# START OF SUPPLIED INFORMATION

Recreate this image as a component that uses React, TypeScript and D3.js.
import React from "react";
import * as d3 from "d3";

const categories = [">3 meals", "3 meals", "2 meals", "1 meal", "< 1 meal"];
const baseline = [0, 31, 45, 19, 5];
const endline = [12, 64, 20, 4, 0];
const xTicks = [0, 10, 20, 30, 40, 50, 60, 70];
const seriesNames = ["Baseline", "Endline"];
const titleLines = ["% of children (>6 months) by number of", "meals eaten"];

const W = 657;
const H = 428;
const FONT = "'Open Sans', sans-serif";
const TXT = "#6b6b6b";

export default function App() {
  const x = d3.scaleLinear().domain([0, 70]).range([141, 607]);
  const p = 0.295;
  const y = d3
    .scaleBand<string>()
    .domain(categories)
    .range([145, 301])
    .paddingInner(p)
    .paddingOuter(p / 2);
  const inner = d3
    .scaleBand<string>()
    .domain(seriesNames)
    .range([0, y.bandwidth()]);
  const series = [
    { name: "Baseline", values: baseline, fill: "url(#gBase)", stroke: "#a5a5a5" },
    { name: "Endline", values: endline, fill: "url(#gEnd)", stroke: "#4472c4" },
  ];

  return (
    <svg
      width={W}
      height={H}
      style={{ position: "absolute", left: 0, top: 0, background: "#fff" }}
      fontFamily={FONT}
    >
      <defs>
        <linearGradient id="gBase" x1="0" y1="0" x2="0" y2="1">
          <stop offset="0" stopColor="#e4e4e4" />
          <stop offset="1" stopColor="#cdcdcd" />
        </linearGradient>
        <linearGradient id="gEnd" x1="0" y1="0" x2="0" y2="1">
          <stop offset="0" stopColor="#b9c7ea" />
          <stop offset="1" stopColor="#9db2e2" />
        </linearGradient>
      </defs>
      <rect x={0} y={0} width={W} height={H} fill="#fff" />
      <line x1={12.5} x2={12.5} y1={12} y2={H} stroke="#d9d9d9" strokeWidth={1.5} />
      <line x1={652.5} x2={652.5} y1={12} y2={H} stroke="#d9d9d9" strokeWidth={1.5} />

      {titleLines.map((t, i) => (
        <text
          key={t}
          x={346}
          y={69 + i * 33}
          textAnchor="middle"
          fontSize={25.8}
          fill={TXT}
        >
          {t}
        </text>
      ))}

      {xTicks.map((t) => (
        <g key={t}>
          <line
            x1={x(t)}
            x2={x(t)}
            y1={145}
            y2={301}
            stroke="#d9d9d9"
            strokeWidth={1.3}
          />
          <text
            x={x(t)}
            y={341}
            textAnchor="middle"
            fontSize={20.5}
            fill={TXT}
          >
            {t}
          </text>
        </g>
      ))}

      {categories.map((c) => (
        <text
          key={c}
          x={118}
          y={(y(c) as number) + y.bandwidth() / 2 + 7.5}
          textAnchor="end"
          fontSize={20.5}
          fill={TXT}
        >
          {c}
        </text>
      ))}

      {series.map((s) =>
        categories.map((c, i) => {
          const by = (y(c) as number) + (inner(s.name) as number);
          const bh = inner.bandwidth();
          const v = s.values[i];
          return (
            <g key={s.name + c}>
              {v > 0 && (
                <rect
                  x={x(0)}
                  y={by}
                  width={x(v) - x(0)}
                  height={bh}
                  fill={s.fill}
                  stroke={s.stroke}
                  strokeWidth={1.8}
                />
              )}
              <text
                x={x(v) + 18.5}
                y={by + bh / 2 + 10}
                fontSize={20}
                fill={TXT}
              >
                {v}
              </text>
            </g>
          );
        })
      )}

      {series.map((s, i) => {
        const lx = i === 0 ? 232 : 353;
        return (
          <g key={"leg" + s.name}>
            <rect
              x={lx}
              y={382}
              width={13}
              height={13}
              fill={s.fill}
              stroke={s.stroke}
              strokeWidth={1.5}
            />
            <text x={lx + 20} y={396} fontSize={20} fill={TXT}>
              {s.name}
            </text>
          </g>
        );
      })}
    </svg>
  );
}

# END OF SUPPLIED INFORMATION

» **PROBLEM DETAILS**: Transcribe the whole listing exactly.

» **SOLUTION BELOW**:
Recreate this image as a component that uses React, TypeScript and D3.js.
import React from "react";
import * as d3 from "d3";

const categories = [">3 meals", "3 meals", "2 meals", "1 meal", "< 1 meal"];
const baseline = [0, 31, 45, 19, 5];
const endline = [12, 64, 20, 4, 0];
const xTicks = [0, 10, 20, 30, 40, 50, 60, 70];
const seriesNames = ["Baseline", "Endline"];
const titleLines = ["% of children (>6 months) by number of", "meals eaten"];

const W = 657;
const H = 428;
const FONT = "'Open Sans', sans-serif";
const TXT = "#6b6b6b";

export default function App() {
  const x = d3.scaleLinear().domain([0, 70]).range([141, 607]);
  const p = 0.295;
  const y = d3
    .scaleBand<string>()
    .domain(categories)
    .range([145, 301])
    .paddingInner(p)
    .paddingOuter(p / 2);
  const inner = d3
    .scaleBand<string>()
    .domain(seriesNames)
    .range([0, y.bandwidth()]);
  const series = [
    { name: "Baseline", values: baseline, fill: "url(#gBase)", stroke: "#a5a5a5" },
    { name: "Endline", values: endline, fill: "url(#gEnd)", stroke: "#4472c4" },
  ];

  return (
    <svg
      width={W}
      height={H}
      style={{ position: "absolute", left: 0, top: 0, background: "#fff" }}
      fontFamily={FONT}
    >
      <defs>
        <linearGradient id="gBase" x1="0" y1="0" x2="0" y2="1">
          <stop offset="0" stopColor="#e4e4e4" />
          <stop offset="1" stopColor="#cdcdcd" />
        </linearGradient>
        <linearGradient id="gEnd" x1="0" y1="0" x2="0" y2="1">
          <stop offset="0" stopColor="#b9c7ea" />
          <stop offset="1" stopColor="#9db2e2" />
        </linearGradient>
      </defs>
      <rect x={0} y={0} width={W} height={H} fill="#fff" />
      <line x1={12.5} x2={12.5} y1={12} y2={H} stroke="#d9d9d9" strokeWidth={1.5} />
      <line x1={652.5} x2={652.5} y1={12} y2={H} stroke="#d9d9d9" strokeWidth={1.5} />

      {titleLines.map((t, i) => (
        <text
          key={t}
          x={346}
          y={69 + i * 33}
          textAnchor="middle"
          fontSize={25.8}
          fill={TXT}
        >
          {t}
        </text>
      ))}

      {xTicks.map((t) => (
        <g key={t}>
          <line
            x1={x(t)}
            x2={x(t)}
            y1={145}
            y2={301}
            stroke="#d9d9d9"
            strokeWidth={1.3}
          />
          <text
            x={x(t)}
            y={341}
            textAnchor="middle"
            fontSize={20.5}
            fill={TXT}
          >
            {t}
          </text>
        </g>
      ))}

      {categories.map((c) => (
        <text
          key={c}
          x={118}
          y={(y(c) as number) + y.bandwidth() / 2 + 7.5}
          textAnchor="end"
          fontSize={20.5}
          fill={TXT}
        >
          {c}
        </text>
      ))}

      {series.map((s) =>
        categories.map((c, i) => {
          const by = (y(c) as number) + (inner(s.name) as number);
          const bh = inner.bandwidth();
          const v = s.values[i];
          return (
            <g key={s.name + c}>
              {v > 0 && (
                <rect
                  x={x(0)}
                  y={by}
                  width={x(v) - x(0)}
                  height={bh}
                  fill={s.fill}
                  stroke={s.stroke}
                  strokeWidth={1.8}
                />
              )}
              <text
                x={x(v) + 18.5}
                y={by + bh / 2 + 10}
                fontSize={20}
                fill={TXT}
              >
                {v}
              </text>
            </g>
          );
        })
      )}

      {series.map((s, i) => {
        const lx = i === 0 ? 232 : 353;
        return (
          <g key={"leg" + s.name}>
            <rect
              x={lx}
              y={382}
              width={13}
              height={13}
              fill={s.fill}
              stroke={s.stroke}
              strokeWidth={1.5}
            />
            <text x={lx + 20} y={396} fontSize={20} fill={TXT}>
              {s.name}
            </text>
          </g>
        );
      })}
    </svg>
  );
}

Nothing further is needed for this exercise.